1837年、アメリカ商船、モリソン号 浦賀に来航。 非常に不幸なことに イギリス軍艦にヤラレテいたこともあり、(フェートン号事件 詳しくは17巻の感想を~)その後こしらえた「異国船打払令」により砲撃。民間から貿易を…とやってきたアメリカ商船だったが、民間外交は難しく、米国政府が動いてくれ~という話になる。 幕府は通商拒否。漂流民はオランダを介して薩摩藩へ送還させた。
1846年、アメリカ使節、ビットル艦隊 浦賀に来航。 またしても幕府は通商拒否の方針を書付で伝える。この時は食料等を与え、立ち去らせる。
この流れで 幕府の二枚舌交渉を研究し尽くしたペリーが準備万端 (…と言うわけでもないようですが。政府が約束した船の数より少なく、4隻でやってきたので) 来航。 突然やってきた!と思っていたのは そのように歴史の授業で思わせられただけだったと今頃になって判明。 あ~ 恥ずかしや~ 💦
「たった4杯で 夜も眠れず🍵」って小学校ノートに書きましたわよ、私。4杯は黒船ですね、いうまでもなく。

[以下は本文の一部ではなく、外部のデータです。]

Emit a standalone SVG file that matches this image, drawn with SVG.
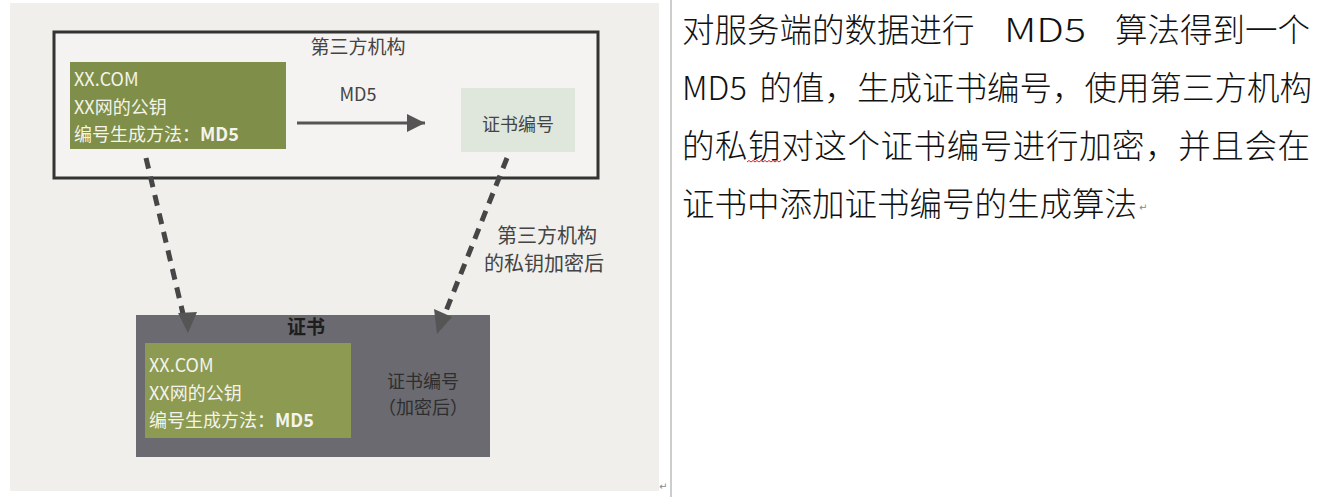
<svg xmlns="http://www.w3.org/2000/svg" width="1322" height="497" viewBox="0 0 1322 497">
<style>
.cjk{font-family:"Noto Sans CJK SC","Noto Sans",sans-serif}
.gt{font-family:"Noto Sans CJK SC","Noto Sans",sans-serif;font-size:18px;fill:#f4f4ec}
.lbl{font-family:"Noto Sans CJK SC","Noto Sans",sans-serif;fill:#444}
.body{font-family:"Noto Sans CJK SC","Noto Sans",sans-serif;font-size:32.5px;font-weight:300;fill:#111}
.dash{stroke:#464646;stroke-width:5;stroke-dasharray:11 8;fill:none}
.ret{font-family:"DejaVu Sans",sans-serif;font-size:10px;fill:#888}
</style>
<defs>
<marker id="ah" markerUnits="userSpaceOnUse" markerWidth="22" markerHeight="22" refX="18" refY="9" orient="auto">
<path d="M0,0 L18,9 L0,18 z" fill="#555"/>
</marker>
</defs>
<rect x="0" y="0" width="1322" height="497" fill="#ffffff"/>
<rect x="10" y="3" width="649" height="488" fill="#f0efec"/>
<line x1="671" y1="0" x2="671" y2="497" stroke="#bdbdbd" stroke-width="1.5"/>

<g id="third-party">
<rect x="54" y="32" width="544" height="146" fill="#f4f3f1" stroke="#333" stroke-width="3"/>
<text class="lbl" x="358" y="54" font-size="19" text-anchor="middle">第三方机构</text>
</g>

<g id="server-info">
<rect x="70" y="62" width="216" height="87" fill="#7f8e48"/>
<text class="gt" x="74" y="86">XX.COM</text>
<text class="gt" x="74" y="114">XX网的公钥</text>
<text class="gt" x="74" y="141">编号生成方法：<tspan font-weight="bold">MD5</tspan></text>
</g>

<g id="cert-number">
<rect x="461" y="88" width="114" height="64" fill="#dfe6dc"/>
<text class="lbl" x="518" y="131" font-size="18" text-anchor="middle" fill="#333">证书编号</text>
</g>

<g id="certificate">
<rect x="136" y="315" width="354" height="142" fill="#6a6a70"/>
<text class="cjk" x="306" y="334" font-size="19" font-weight="bold" fill="#1e1e1e" text-anchor="middle">证书</text>
<rect x="145" y="343" width="206" height="95" fill="#8c9a52"/>
<text class="gt" x="149" y="372">XX.COM</text>
<text class="gt" x="149" y="400">XX网的公钥</text>
<text class="gt" x="149" y="427">编号生成方法：<tspan font-weight="bold">MD5</tspan></text>
<text class="cjk" x="423" y="388" font-size="18" fill="#2e2e2e" text-anchor="middle">证书编号</text>
<text class="cjk" x="423" y="414" font-size="18" fill="#2e2e2e" text-anchor="middle">（加密后）</text>
</g>

<g id="connectors">
<line x1="297" y1="123" x2="425" y2="123" stroke="#555" stroke-width="3" marker-end="url(#ah)"/>
<text class="lbl" x="358" y="101" font-size="18" text-anchor="middle">MD5</text>
<line class="dash" x1="146" y1="158" x2="184" y2="318"/>
<path d="M178,313 L197,312 L188,333 z" fill="#555"/>
<line class="dash" x1="507" y1="158" x2="444" y2="316"/>
<path d="M434,309 L452,317 L437,334 z" fill="#555"/>
<text class="lbl" x="497" y="243" font-size="20">第三方机构</text>
<text class="lbl" x="484" y="271" font-size="20">的私钥加密后</text>
</g>

<text class="ret" x="659" y="490">↵</text>

<g id="description">
<text class="body" x="682" y="42">对服务端的数据进行</text>
<text class="body" x="1004" y="42" textLength="82" lengthAdjust="spacingAndGlyphs">MD5</text>
<text class="body" x="1310" y="42" text-anchor="end">算法得到一个</text>
<text class="body" x="682" y="100">MD5</text>
<text class="body" x="1312" y="100" text-anchor="end">的值，生成证书编号，使用第三方机构</text>
<text class="body" x="682" y="158" textLength="628" lengthAdjust="spacing">的私钥对这个证书编号进行加密，并且会在</text>
<path d="M747,162 l2,-1.5 l2,1.5 l2,-1.5 l2,1.5 l2,-1.5 l2,1.5 l2,-1.5 l2,1.5 l2,-1.5 l2,1.5 l2,-1.5 l2,1.5 l2,-1.5 l2,1.5 l2,-1.5 l2,1.5 l2,-1.5" fill="none" stroke="#e02020" stroke-width="1"/>
<text class="body" x="682" y="216">证书中添加证书编号的生成算法</text>
<text class="ret" x="1139" y="211">↵</text>
</g>
</svg>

そりゃ一般庶民は驚いたかもしれないものの、幕府は当然、「予測できたこと」だったのに。 1884年、オランダ国王から 「開国せねば日本は滅びますよ」と親書を受け取っていながら、無礼な返書を送り、黒船来航まで猶予もあったにもかかわらず、準備を怠った老中の責任は重い。老中阿部正弘、の署名があるのですが… 薩摩の島津斉彬と親しく、彼を藩主に押し上げたり…と、大河ドラマを見ていると賢そうだったのですが… 外交はまるでダメ! かなり阿部氏の印象が変わりましたね… 『西郷どん』の時は、やり手と思ってみていただけにガッカリ。
この18巻の後、19巻は先に読んでいるので、簡単な感想をすでに書いており、更に20巻も読み終えました。こちらの副題は、『西郷隆盛と薩英戦争の謎』
こちらで変わった印象といえば… 長州藩。まるでテロリスト集団ですが、最初は攘夷、鎖国派から徐々に開国派へと変わっていった志士たちの筆頭、高杉晋作。公使館焼き討ちを計画するも、桂小太郎から 「松陰先生も米国へ渡り、学ぼうとされた」と留学(密航)を勧められ、実際に行った先は上海。清国は 便も垂れ流し、その川の水を飲料水にしている。このままでは日本は列強の思うがままだと、開国派となった高杉晋作。 ところが長州では、そんなことを口にすれば裏切り者!と斬られる。 長州藩の隠れ開国派は他にも。 藩命を受けて密航し、イギリス・ロンドンで学んだ『長州ファイブ:伊藤博文、井上馨、野村弥吉(やきち)、遠藤謹助(きんすけ)、山尾庸三(ようぞう)。彼らが密命で留学していた、しかも、その前はバリバリの攘夷派で、伊藤博文も公使館焼き討ち(正しくは建設中の公使館だったので、誰も死ななかった)に加わっており、そのことをイギリスには当然伏せていたため、 ある英国人が 彼らに 「ほら、日本人のことが褒めてあるよ」と見せたらしいのですが。 そこに書かれた記事では、長州藩が異国船に立ち向かう様子が語られ、そのうちアームストロング銃も自前で製造し、改良さえ加えるだろう。 清国民であれば、街が燃え上がる前に、戦わずに逃げ出しているだろう。日本は侮れない、日本と手を組む道を探るべきだ」という内容。 (英語で読みました) 日本人職人の技術の高さを褒めちぎっている印象でした。
記事を彼らに見せたイギリス人も、まさか彼らが公使館焼き討ちに関わった、記事で悪党とされる長州出身とは知らなかったでしょうが… 伊藤と井上は慌てて帰国を決意。 もし二人が同時に殺されることを想定し、3人はイギリスに留まることにしたそうです。
結局、彼らは「間に合った」のですが、交渉する二人を 「イギリスに媚びる裏切り者」と長州藩の志士に命を狙われているのですね。しかも何度も。 高杉晋作も 「いくつ命があっても足りない」と言っている。
そうそう! 長州ファイブのイギリス留学については、世間には余り知れ渡っていないらしいですが、こちらの小説でも伊藤博文らが 藩命を受けてイギリスへ密航し、公使館焼き討ちの過去をシャーロックホームズに知られるシーンも描かれています。
面白い小説ですのでご一読を~
先日、紹介したばかりの、こちらの小説と同じ作家さんです
西郷隆盛については… 久光との確執など、大河ドラマでも観ていますし、今回は省略します。